Nel corso del suo intervento all’assemblea lo scorso sabato Renzi ha evocato, sia pure solo con un accenno, il cruciale tema della giustizia, richiamando l’esigenza di una profonda riforma del settore civile. E ha fatto bene, perché non vi è dubbio che tentare di mettere mano alle palesi inefficienze organizzative e funzionali della giustizia civile costituisce una condizione essenziale non solo per tutelare efficacemente i diritti dei cittadini, ma anche per recuperare competitività al tessuto economico del paese, che oggi sconta un forte handicap per l’intollerabile durata dei procedimenti a tutela di crediti e obbligazioni. Credo però che sarebbe un errore concentrarsi solo sulla giustizia civile, e si debba invece raccogliere la sfida lanciata dal presidente della repubblica, affrontando coraggiosamente e con spirito libero tutti i nodi e le questioni che riguardano il funzionamento complessivo del nostro sistema, nessun settore escluso. Ben sapendo che parlare di giustizia oggi è molto difficile.
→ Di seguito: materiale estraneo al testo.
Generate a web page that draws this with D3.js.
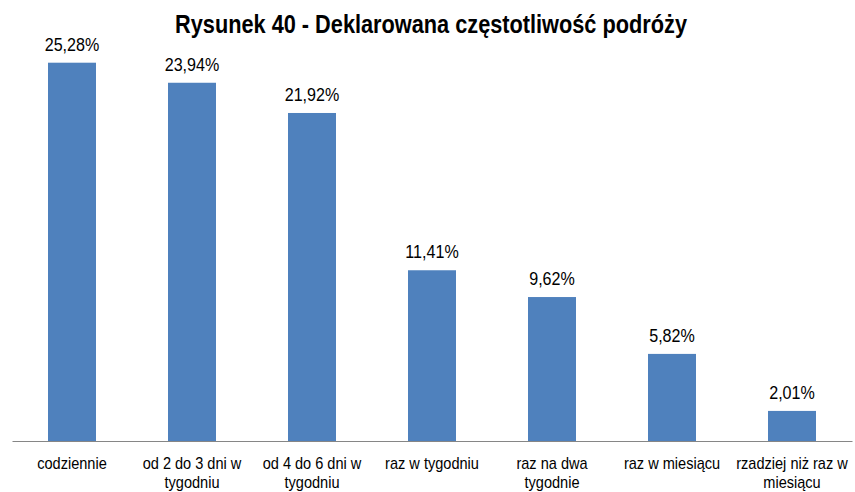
<!DOCTYPE html>
<html>
<head>
<meta charset="utf-8">
<script src="https://cdn.jsdelivr.net/npm/d3@7"></script>
<style>
  html, body { margin: 0; padding: 0; background: #fff; }
  svg { display: block; font-family: "Liberation Sans Narrow", "Arial Narrow", "Liberation Sans", Arial, sans-serif; }
</style>
</head>
<body>
<svg id="chart" width="855" height="492"></svg>
<script>
// Survey answers: declared travel frequency
const title = "Rysunek 40 - Deklarowana częstotliwość podróży";
const categories = [
  ["codziennie"],
  ["od 2 do 3 dni w", "tygodniu"],
  ["od 4 do 6 dni w", "tygodniu"],
  ["raz w tygodniu"],
  ["raz na dwa", "tygodnie"],
  ["raz w miesiącu"],
  ["rzadziej niż raz w", "miesiącu"]
];
const values = [25.28, 23.94, 21.92, 11.41, 9.62, 5.82, 2.01];
const valueLabels = ["25,28%", "23,94%", "21,92%", "11,41%", "9,62%", "5,82%", "2,01%"];

const svg = d3.select("#chart");
const left = 12, right = 852, baseY = 441, topY = 22;

const x = d3.scaleBand()
  .domain(d3.range(values.length))
  .range([left, right])
  .paddingInner(0.6)
  .paddingOuter(0.3);

const y = d3.scaleLinear().domain([0, 28]).range([baseY, topY]);
const cx = i => x(i) + x.bandwidth() / 2;

// condensed text: horizontally squeezed around its anchor point
function narrowText(g, px, py, sx) {
  return g.append("text")
    .attr("transform", `translate(${px},${py}) scale(${sx},1)`)
    .attr("x", 0).attr("y", 0)
    .attr("text-anchor", "middle")
    .attr("fill", "#000");
}

// title
narrowText(svg, 431, 33, 0.836)
  .attr("font-size", 26).attr("font-weight", "bold")
  .text(title);

// bars
svg.append("g").selectAll("rect")
  .data(values)
  .join("rect")
  .attr("x", (d, i) => x(i))
  .attr("width", x.bandwidth())
  .attr("y", d => y(d))
  .attr("height", d => baseY - y(d))
  .attr("fill", "#4F81BD");

// value labels
const labG = svg.append("g");
values.forEach((v, i) => {
  narrowText(labG, cx(i), y(v) - 12, 0.87)
    .attr("font-size", 18.5)
    .text(valueLabels[i]);
});

// category axis
const axis = d3.axisBottom(x).tickSize(0).tickFormat("");
const gAxis = svg.append("g").attr("transform", `translate(0,${baseY})`).call(axis);
gAxis.select(".domain").attr("stroke", "#868686").attr("stroke-width", 1);

const catG = svg.append("g");
categories.forEach((lines, i) => {
  const t = narrowText(catG, cx(i), 469, 0.91).attr("font-size", 16);
  lines.forEach((ln, j) => {
    t.append("tspan")
      .attr("x", 0)
      .attr("dy", j === 0 ? 0 : 19)
      .text(ln);
  });
});
</script>
</body>
</html>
Stante la destabilizzazione rappresentata da vent’anni di conflitto aperto tra il leader del centrodestra e la magistratura. E tuttavia con la consapevolezza che un partito riformista come il nostro non può rinunciare ad una libera discussione su questi argomenti, uscendo dalla tenaglia giustizialismo-berlusconismo nella quale si è impantanata la politica italiana. Io credo allora sia doveroso domandarsi se il sistema giudiziario disegnato dalle norme vigenti sia davvero equilibrato, anche con riguardo a talune questioni che troppo spesso, soprattutto nel centrosinistra, sono state eluse o accantonate per non urtare la suscettibilità di una parte dell’opinione pubblica. Vogliamo allora cominciare a riconoscere che quello della obbligatorietà dell’azione penale costituisce un principio nei fatti inapplicabile per la mole di notizie di reato che nessun sistema, per quanto correttamente dimensionato, potrebbe mai smaltire? E ammettere che quel principio, allo stato, è sostanzialmente stato sostituito da una ampia e incontrollabile discrezionalità delle procure nella scelta dei reati da perseguire, con l’attribuzione agli uffici giudiziari di un ruolo improprio e non sufficientemente disciplinato, che comporta l’obiettivo sacrificio della certezza del diritto?

Allo stesso modo, a me pare che non possano derubricarsi a mere rivendicazioni di categoria i rilievi critici che da tempo l’avvocatura italiana formula con riferimento alla effettiva terzietà e indipendenza del giudice che, nel sistema accusatorio disegnato dal codice, deve decidere sulle richieste della pubblica accusa, dopo un contraddittorio con difese che dovrebbero trovarsi, ma non sempre sono, su un piano di assoluta parità con i pubblici ministeri. La questione della terzietà del giudice interessa poi in modo non irrilevante anche il settore della giustizia amministrativa, attesa la evidente ed inaccettabile osmosi tra uffici giudiziari e gabinetti ministeriali dei membri del Consiglio di stato, ovvero dei giudici di ultima istanza sulle controversie tra pubblica amministrazione e privati, che reca evidente pregiudizio alle garanzie di indipendenza dei magistrati dalla politica.

Non si può ignorare infine il tema della disciplina inerente la responsabilità civile dei giudici, da affrontare in modo serio anche alla luce dei rilievi formulati dalla Commissione europea, che ha aperto una procedura di infrazione a carico dello stato italiano proprio per la inadeguatezza dell’attuale normativa, considerata incompatibile con il diritto comunitario in quanto troppo debole. Sono temi ovviamente delicatissimi, perché hanno a che fare non solo con le sacrosante esigenze di tutela della legalità e di salvaguardia dell’autonomia della magistratura, ma anche con quella altrettanto importante di garanzia delle libertà personali ed individuali rispetto al potere costituito e rappresentato nell’ordinamento giudiziario, esigenze che devono trovare la loro composizione in un equilibrio non sempre rinvenibile nel sistema attuale.

Confido dunque che il crepuscolo di Berlusconi avvii anche il tramonto dell’avvelenamento della discussione su tutte queste questioni, rendendo possibile dentro il Partito democratico, ed in particolar modo in quello che mi auguro uscirà dal prossimo congresso, un confronto libero da pregiudizi e posizioni precostituite.